Nízká tělěsná zdatnost strčí do kapsy rizika kouření a diabetu! Náprava nestojí žádné finanční prostředky, jen čas a pochopení! Čert vem veškerou prevenci u praktika se všemi ukazateli a hodnotami, když nebude základní poselství tohle."
Low cardiorespiratory fitness conferred greater all-cause mortality risk than smoking, diabetes, or coronary artery disease in a cohort of 122,007 patients followed for a median of 8.4 years. The mortality difference between low and elite fitness was several times larger than the mortality difference associated with carrying any of those traditional risk factors.
This is the central finding of Mandsager and colleagues, published in JAMA Network Open in 2018. The study analyzed consecutive adult patients referred for symptom-limited exercise treadmill testing at Cleveland Clinic between 1991 and 2014. Cardiorespiratory fitness was quantified by peak estimated metabolic equivalents (METs) achieved during the test. Patients were stratified by age- and sex-matched fitness percentiles into five performance groups: low (below 25th percentile), below average (25th-49th), above average (50th-74th), high (75th-97.6th), and elite (above 97.7th).
Risk-adjusted all-cause mortality was inversely proportional to fitness across the entire range. The mortality benefit of being elite vs high was statistically significant, which the authors describe as "no observed upper limit of benefit." This contradicts a long-standing concern that very high levels of endurance training might carry cardiovascular risk. In this cohort, more fitness was always better, even into the extreme top percentile.

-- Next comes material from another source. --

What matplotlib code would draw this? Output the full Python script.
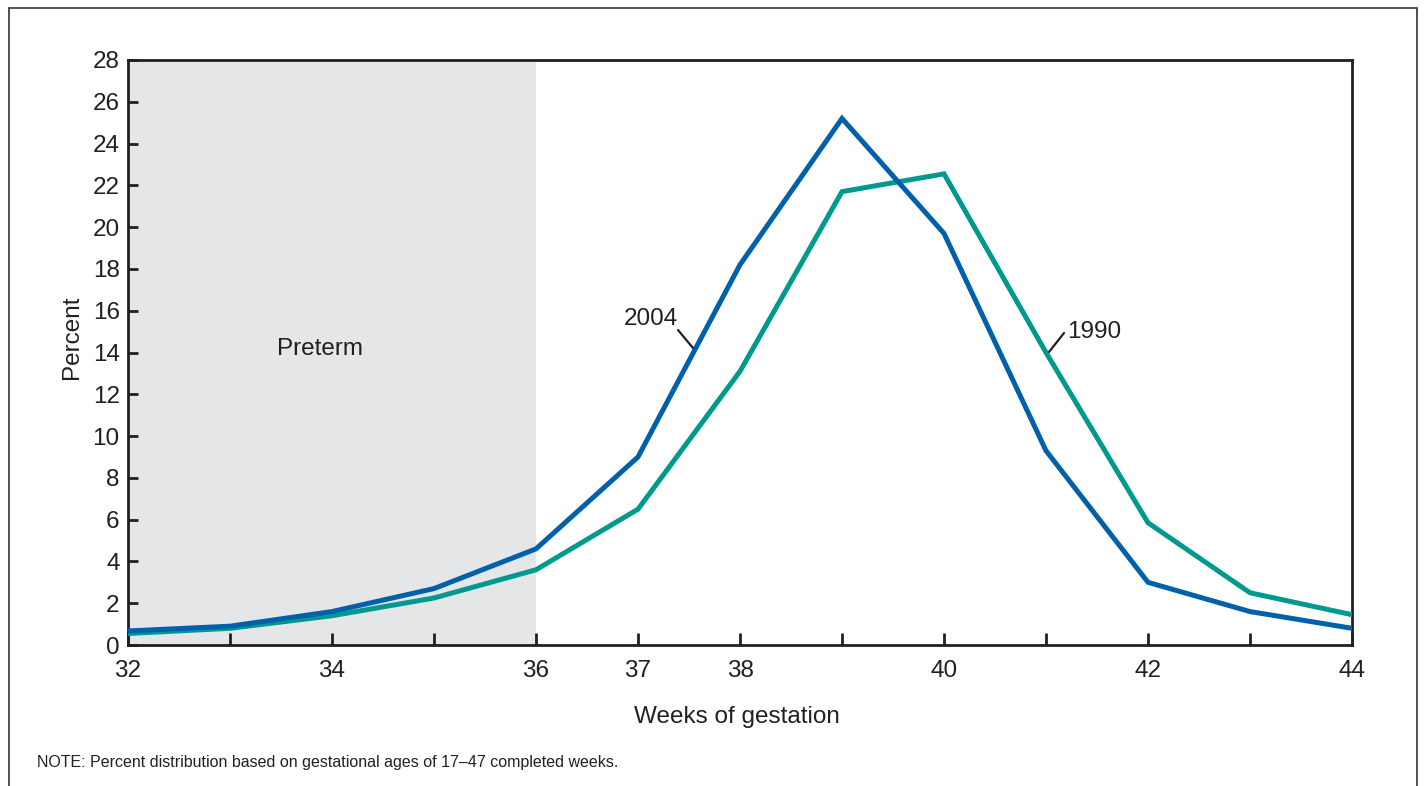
import matplotlib
matplotlib.use("Agg")
import matplotlib.pyplot as plt
from matplotlib.patches import Rectangle

plt.rcParams['font.family'] = ['Liberation Sans', 'DejaVu Sans']

weeks = [32, 33, 34, 35, 36, 37, 38, 39, 40, 41, 42, 43, 44]
pct_2004 = [0.67, 0.9, 1.6, 2.7, 4.6, 9.0, 18.2, 25.2, 19.7, 9.3, 3.0, 1.6, 0.8]
pct_1990 = [0.55, 0.8, 1.4, 2.25, 3.6, 6.5, 13.1, 21.7, 22.55, 14.0, 5.85, 2.5, 1.45]
xtick_labels = {32: "32", 34: "34", 36: "36", 37: "37", 38: "38", 40: "40", 42: "42", 44: "44"}
yticks = list(range(0, 29, 2))

BLUE = "#0060aa"
TEAL = "#00998f"
SHADE = "#e5e6e8"
INK = '#231f20'

W, H = 1426, 786
fig = plt.figure(figsize=(W/100, H/100), dpi=100)
ax = fig.add_axes([128/W, 1-645/H, (1352-128)/W, (645-60)/H])

def px2data(px, py):
    return 32 + (px - 128) / 102.0, (645 - py) / (585 / 28.0)

ax.axvspan(32, 36, color=SHADE, lw=0, zorder=0)
ax.plot(weeks, pct_1990, color=TEAL, lw=3.6, solid_joinstyle='miter', zorder=3)
ax.plot(weeks, pct_2004, color=BLUE, lw=3.6, solid_joinstyle='miter', zorder=3)

ax.set_xlim(32, 44)
ax.set_ylim(0, 28)
ax.set_xticks(weeks)
ax.set_xticklabels([xtick_labels.get(w, "") for w in weeks])
ax.set_yticks(yticks)
ax.tick_params(axis='x', direction='in', length=9, width=2, labelsize=17.5, pad=11, color=INK, labelcolor=INK)
ax.tick_params(axis='y', direction='in', length=7, width=2, labelsize=17.5, pad=6, color=INK, labelcolor=INK)
for s in ax.spines.values():
    s.set_linewidth(2)
    s.set_color(INK)

ax.set_xlabel("Weeks of gestation", fontsize=17.5, color=INK)
ax.xaxis.label.set_va('center')
ax.xaxis.set_label_coords((737-128)/1224, (645-717)/585)
ax.set_ylabel("Percent", fontsize=17.5, color=INK)
ax.yaxis.label.set_va('center')
ax.yaxis.set_label_coords((72-128)/1224, (645-337)/585)

ax.text(*px2data(320, 349), "Preterm", fontsize=17.5, ha='center', va='center', color=INK)

# 2004 label and leader
ax.text(*px2data(651, 319), "2004", fontsize=17.5, ha='center', va='center', color=INK)
ax.annotate("", xy=px2data(693, 348), xytext=px2data(678, 330),
            arrowprops=dict(arrowstyle='-', color=INK, lw=1.6, shrinkA=0, shrinkB=0))
# 1990 label and leader
ax.text(*px2data(1067, 332), "1990", fontsize=17.5, ha='left', va='center', color=INK)
ax.annotate("", xy=px2data(1049, 352), xytext=px2data(1064, 333),
            arrowprops=dict(arrowstyle='-', color=INK, lw=1.6, shrinkA=0, shrinkB=0))

fig.text(37/W, 1-762/H, "NOTE: Percent distribution based on gestational ages of 17\u201347 completed weeks.",
         fontsize=11.5, ha='left', va='center', color=INK)

fig.patches.append(Rectangle((9/W, -0.05), (1417-9)/W, 1.05-8/H,
                             transform=fig.transFigure, fill=False, lw=1.2, ec='#333333'))

fig.savefig("out.png", dpi=100)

The comparison to traditional risk factors is what makes this study notable. In the same patients, with the same statistical adjustments, the mortality risk increase from being unfit was several times larger than the risk increase from carrying any single major modifiable disease. Fitness is not just one risk factor among many. In this analysis, it was the largest one
A few caveats. This was a retrospective analysis of patients referred for treadmill testing, not a population sample. Patients referred for stress testing typically have symptoms or established risk factors that prompted referral. The cohort is also single-center (Cleveland Clinic). Selection effects may inflate or alter the magnitude of the comparison. The directional finding (low fitness predicts mortality) has been replicated extensively in other cohorts including the Aerobics Center Longitudinal Study and the Cooper Clinic data, but the precise magnitude is specific to this population.
The relative comparison within the cohort is what the study demonstrates most cleanly. In these 122,007 patients, fitness category mattered more for mortality than the categorical risk factors evaluated alongside it.
What this establishes. Cardiorespiratory fitness is one of the most prognostically powerful variables that can be measured non-invasively. The dose-response continues into the elite range. The risk reduction from improving fitness is substantial, and unlike most risk factors, it is improvable through training across the lifespan.
The clinical takeaway from the authors of the paper is direct: cardiorespiratory fitness is a modifiable indicator of long-term mortality, and clinicians should encourage patients to achieve and maintain high levels of fitness.
The practical lever is the same one it always was: structured aerobic training, progressive in intensity and duration, sustained over time. The data argues there is no plateau where you stop benefiting from getting fitter.